GIVEN EXERCISE — Using the listing below, extract each line that has the word "React" in it.

+++ DATA LINES

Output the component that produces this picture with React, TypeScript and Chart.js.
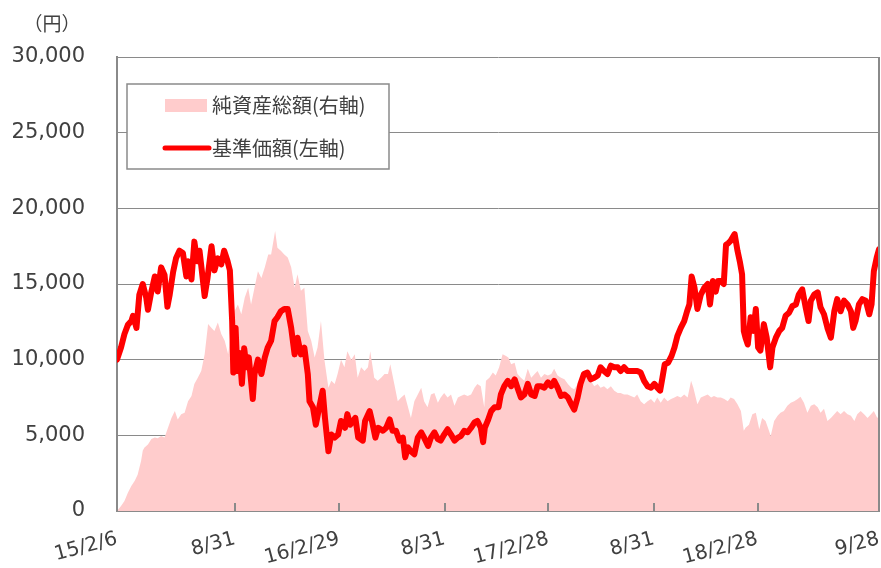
import React, { useEffect, useRef } from "react";
import { Chart, registerables } from "chart.js";

Chart.register(...registerables);

// x tick positions (days since 2015/2/6) and labels
const tickDays = [0, 206, 388, 572, 753, 937, 1118, 1330];
const tickLabels = ["15/2/6", "8/31", "16/2/29", "8/31", "17/2/28", "8/31", "18/2/28", "9/28"];

// 基準価額 (left axis, 円)
const navDays = [
  0, 7, 13, 19, 25, 28, 34, 39, 45, 51, 54, 60, 66, 71, 77, 83, 88, 92, 98, 103, 109, 115, 121, 124, 130, 135, 140, 144, 148, 153, 158, 165, 170, 176, 182, 187, 193, 197, 201, 203, 207, 210, 214, 218, 222, 226, 230, 234, 237, 240, 246, 252, 258,
  263, 269, 275, 280, 286, 292, 298, 304, 310, 315, 321, 327, 333, 336, 342, 347, 353, 359, 363, 369, 374, 380, 386, 391, 398, 402, 407, 416, 421, 429, 433, 441, 445, 451, 456, 464, 470, 476, 481, 487, 493, 499, 503, 508, 513, 519, 525, 531,
  536, 543, 548, 554, 560, 565, 571, 577, 583, 589, 595, 600, 606, 612, 618, 624, 629, 635, 639, 642, 647, 653, 659, 666, 670, 676, 682, 688, 694, 699, 705, 711, 717, 723, 729, 734, 740, 746, 752, 758, 763, 769, 775, 781, 787, 793, 798,
  804, 809, 815, 821, 827, 833, 839, 844, 850, 856, 862, 868, 874, 879, 885, 891, 897, 903, 908, 914, 920, 926, 932, 938, 943, 948, 952, 956, 962, 968, 973, 978, 984, 990, 995, 999, 1003, 1008, 1013, 1019, 1025, 1031, 1035, 1040, 1045, 1049, 1054, 1059, 1063, 1067,
  1071, 1078, 1083, 1087, 1091, 1094, 1097, 1101, 1106, 1111, 1115, 1119, 1123, 1129, 1134, 1140, 1144, 1150, 1156, 1161, 1167, 1173, 1179, 1185, 1190, 1196, 1202, 1207, 1211, 1217, 1223, 1228, 1234, 1240, 1246, 1252, 1257, 1263, 1269, 1275, 1281, 1285, 1289, 1295, 1301, 1307, 1313, 1317, 1321, 1326, 1330,
];
const navValues = [
  10000, 10800, 11700, 12300, 12550, 12900, 12100, 14300, 15000, 14100, 13300, 14500, 15500, 14500, 16100, 15600, 13500, 14300, 15800, 16700, 17200, 17050, 15500, 16500, 15300, 17800, 16500, 17200, 15900, 14200, 15400, 17500, 15900, 16700, 16300, 17200, 16500, 15900, 12550, 9150, 12100, 9250, 10450, 8400, 10750, 9500, 10150, 8600, 7400, 9050, 10000, 9050, 10150,
  10800, 11250, 12550, 12800, 13200, 13350, 13350, 12100, 10350, 11450, 10350, 10800, 9050, 7250, 6850, 5700, 6850, 7950, 6150, 3950, 5050, 4850, 5050, 5950, 5500, 6400, 5700, 6150, 4850, 4650, 5950, 6600, 5950, 4850, 5500, 5300, 5500, 6050, 5300, 5300, 4650, 4850, 3550, 4200, 3950, 3750, 4850, 5200,
  4850, 4300, 4850, 5200, 4750, 4650, 5050, 5400, 5050, 4650, 4850, 4950, 5300, 5200, 5500, 5850, 5950, 5500, 4550, 5500, 5950, 6600, 6850, 6850, 7700, 8250, 8600, 8250, 8700, 8150, 7500, 7700, 8400, 7700, 7600, 8250, 8250, 8150, 8500, 8250, 8600, 8150, 7600, 7700, 7500, 7050, 6700,
  7500, 8400, 9050, 9150, 8700, 8800, 8950, 9500, 9250, 9050, 9600, 9500, 9500, 9250, 9500, 9250, 9250, 9250, 9250, 9150, 8600, 8250, 8150, 8400, 8150, 7950, 8800, 9700, 9800, 10250, 10800, 11550, 12100, 12550, 13200, 13650, 15500, 14750, 13350, 14300, 14750, 15000, 13650, 15200, 14500, 15200, 15200, 15000, 17600, 17700,
  17850, 18300, 17200, 16500, 15650, 11900, 11450, 11000, 12800, 11900, 13350, 10800, 10600, 12350, 11450, 9500, 10800, 11450, 11900, 12100, 12900, 13100, 13550, 13650, 14300, 14650, 13450, 12550, 13900, 14300, 14450, 13450, 13000, 12100, 11450, 13200, 14000, 13200, 13900, 13650, 13200, 12100, 12550, 13650, 14000, 13900, 13000, 13650, 15850, 16750, 17300,
];

// 純資産総額 (right axis, hidden)
const assetDays = [
  0, 7, 13, 19, 25, 31, 36, 42, 45, 48, 54, 60, 66, 71, 77, 83, 89, 95, 101, 106, 112, 118, 124, 130, 135, 141, 147, 153, 159, 165, 170, 176, 182, 188, 194, 200, 205, 211, 217, 223, 229, 234, 240, 246, 252, 258, 264,
  269, 276, 280, 286, 292, 298, 304, 310, 315, 321, 327, 333, 339, 345, 350, 356, 362, 369, 374, 380, 385, 391, 397, 402, 409, 415, 420, 426, 432, 438, 442, 449, 455, 461, 467, 473, 477, 484, 490, 496, 502, 508, 513, 519, 525, 531,
  536, 542, 548, 554, 560, 565, 571, 577, 583, 589, 595, 600, 606, 612, 618, 624, 629, 635, 641, 644, 650, 656, 661, 667, 673, 679, 683, 688, 694, 699, 705, 711, 717, 723, 729, 734, 740, 746, 752, 758, 763, 769, 775, 781, 787, 793, 798,
  804, 809, 815, 821, 827, 833, 839, 844, 850, 856, 862, 868, 874, 879, 885, 891, 897, 903, 908, 914, 920, 926, 932, 938, 943, 949, 955, 961, 967, 973, 978, 984, 990, 996, 1002, 1006, 1013, 1019, 1025, 1031, 1037, 1042, 1048, 1054, 1060, 1066,
  1071, 1077, 1083, 1089, 1094, 1097, 1103, 1109, 1115, 1121, 1126, 1132, 1138, 1141, 1147, 1153, 1158, 1164, 1170, 1176, 1182, 1188, 1193, 1199, 1205, 1211, 1217, 1223, 1228, 1234, 1240, 1246, 1252, 1257, 1263, 1269, 1275, 1281, 1287, 1292, 1298, 1304, 1310, 1316, 1321, 1327, 1330,
];
const assetValues = [
  0, 330, 660, 1200, 1650, 2000, 2400, 3300, 4000, 4200, 4400, 4750, 4850, 4800, 4950, 4850, 5500, 6150, 6600, 6050, 6400, 6500, 7250, 7600, 8400, 8800, 9250, 10350, 12350, 12100, 11900, 12450, 11700, 11250, 10350, 12100, 13200, 13650, 13000, 14100, 14750, 13650, 14750, 15850, 15400, 16100, 16950,
  16950, 18500, 17400, 17200, 16950, 16750, 16100, 14750, 15650, 14550, 14750, 11900, 11250, 10150, 10800, 12550, 10000, 8150, 8600, 8400, 9050, 10000, 9500, 10550, 10000, 10350, 8800, 9500, 9250, 9500, 10550, 8800, 8600, 8800, 9050, 9050, 9700, 8400, 7250, 7500, 7700, 6850, 6150, 7250, 7700, 8150,
  7250, 6850, 7700, 7800, 7150, 7500, 7800, 7500, 7700, 6950, 7500, 7600, 7700, 7600, 7700, 8150, 8400, 8250, 6850, 8600, 8800, 9150, 8950, 9500, 10350, 10250, 10150, 9700, 9800, 9050, 8800, 8600, 9400, 8800, 9050, 9250, 8800, 9050, 8950, 9050, 9400, 8950, 8800, 8700, 8400, 8150, 8050,
  8400, 8600, 9250, 9150, 8600, 8250, 8400, 8150, 8250, 8050, 8250, 7950, 7800, 7800, 7700, 7700, 7600, 7500, 7700, 7250, 7050, 7250, 7400, 7150, 7500, 7150, 7500, 7250, 7400, 7500, 7600, 7500, 7700, 7500, 8600, 8150, 7050, 7500, 7600, 7700, 7500, 7600, 7500, 7500, 7400, 7250,
  7500, 7400, 7050, 6600, 5300, 5500, 5700, 6400, 6500, 5400, 6150, 5950, 5300, 4950, 5950, 6300, 6500, 6600, 6950, 7150, 7250, 7400, 7550, 7150, 6500, 6950, 7050, 6850, 6500, 6750, 5950, 6150, 6400, 6600, 6400, 6600, 6400, 6300, 5950, 6400, 6600, 6400, 6150, 6400, 6600, 6150, 6300,
];

const unitLabel = "（円）";
const assetLabel = "純資産総額(右軸)";
const navLabel = "基準価額(左軸)";

const GRID = "#8a8a8a";
const TEXT = "#404040";
const PINK = "#FFCCCC";
const RED = "#FF0000";
const CJK = '"Noto Sans CJK JP", "Noto Sans", sans-serif';

const decorPlugin = {
  id: "decor",
  afterDraw(chart: any) {
    const { ctx, chartArea: a, scales } = chart;
    ctx.save();
    // right border
    ctx.strokeStyle = GRID;
    ctx.lineWidth = 2;
    ctx.beginPath();
    ctx.moveTo(a.right, a.top);
    ctx.lineTo(a.right, a.bottom);
    ctx.stroke();
    // inward tick marks on the x axis
    ctx.beginPath();
    scales.x.ticks.forEach((t: any) => {
      const px = Math.round(scales.x.getPixelForValue(t.value));
      ctx.moveTo(px, a.bottom);
      ctx.lineTo(px, a.bottom - 8);
    });
    ctx.stroke();
    // unit label
    ctx.fillStyle = TEXT;
    ctx.font = `19px ${CJK}`;
    ctx.textAlign = "center";
    ctx.textBaseline = "middle";
    ctx.fillText(unitLabel, 52, 24);
    // legend box
    const bx = a.left + 10;
    const by = a.top + 27;
    const bw = 262;
    const bh = 85;
    ctx.fillStyle = "#ffffff";
    ctx.fillRect(bx, by, bw, bh);
    ctx.strokeStyle = GRID;
    ctx.lineWidth = 1.5;
    ctx.strokeRect(bx, by, bw, bh);
    // item 1: area swatch
    ctx.fillStyle = PINK;
    ctx.fillRect(bx + 38, by + 15, 42, 13);
    ctx.fillStyle = TEXT;
    ctx.font = `20px ${CJK}`;
    ctx.textAlign = "left";
    ctx.textBaseline = "middle";
    ctx.fillText(assetLabel, bx + 85, by + 21);
    // item 2: line swatch
    ctx.strokeStyle = RED;
    ctx.lineWidth = 5;
    ctx.lineCap = "round";
    ctx.beginPath();
    ctx.moveTo(bx + 38, by + 64);
    ctx.lineTo(bx + 82, by + 64);
    ctx.stroke();
    ctx.fillText(navLabel, bx + 85, by + 64);
    ctx.restore();
  },
};

export default function App() {
  const ref = useRef<HTMLCanvasElement | null>(null);

  useEffect(() => {
    if (!ref.current) return;
    const chart = new Chart(ref.current, {
      type: "line",
      data: {
        datasets: [
          {
            label: navLabel,
            data: navDays.map((d, i) => ({ x: d, y: navValues[i] })),
            borderColor: RED,
            backgroundColor: RED,
            borderWidth: 6,
            pointRadius: 0,
            tension: 0,
            fill: false,
            borderJoinStyle: "round",
            borderCapStyle: "round",
            yAxisID: "y",
            order: 1,
          },
          {
            label: assetLabel,
            data: assetDays.map((d, i) => ({ x: d, y: assetValues[i] })),
            borderColor: PINK,
            backgroundColor: PINK,
            borderWidth: 0,
            pointRadius: 0,
            tension: 0,
            fill: "origin",
            yAxisID: "y1",
            order: 2,
          },
        ],
      },
      options: {
        animation: false,
        responsive: false,
        maintainAspectRatio: false,
        layout: { padding: { left: 0, right: 2, top: 57, bottom: 0 } },
        plugins: {
          legend: { display: false },
          tooltip: { enabled: false },
        },
        scales: {
          x: {
            type: "linear",
            min: 0,
            max: 1330,
            afterBuildTicks: (s: any) => {
              s.ticks = tickDays.map((v) => ({ value: v }));
            },
            afterFit: (s: any) => {
              s.height = 57;
              s.paddingLeft = 0;
              s.paddingRight = 0;
            },
            grid: { display: true, drawOnChartArea: false, drawTicks: false },
            border: { display: true, color: GRID, width: 2 },
            ticks: {
              autoSkip: false,
              minRotation: 15,
              maxRotation: 15,
              padding: 16,
              color: TEXT,
              font: { family: "DejaVu Sans", size: 20 },
              callback: (_v: any, i: number) => tickLabels[i],
            },
          },
          y: {
            position: "left",
            min: 0,
            max: 30000,
            afterFit: (s: any) => {
              s.width = 117;
            },
            ticks: {
              stepSize: 5000,
              padding: 32,
              color: TEXT,
              font: { family: "DejaVu Sans", size: 21 },
              callback: (v: any) => Number(v).toLocaleString("en-US"),
            },
            grid: { color: GRID, lineWidth: 1, drawTicks: false },
            border: { display: true, color: GRID, width: 2 },
          },
          y1: {
            display: false,
            position: "right",
            min: 0,
            max: 30000,
            grid: { drawOnChartArea: false },
          },
        },
      },
      plugins: [decorPlugin],
    } as any);
    return () => chart.destroy();
  }, []);

  return (
    <div style={{ position: "absolute", left: 0, top: 0, width: 881, height: 568 }}>
      <canvas ref={ref} width={881} height={568} />
    </div>
  );
}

++++++

SOLUTION TO THIS TASK —
Output the component that produces this picture with React, TypeScript and Chart.js.
import React, { useEffect, useRef } from "react";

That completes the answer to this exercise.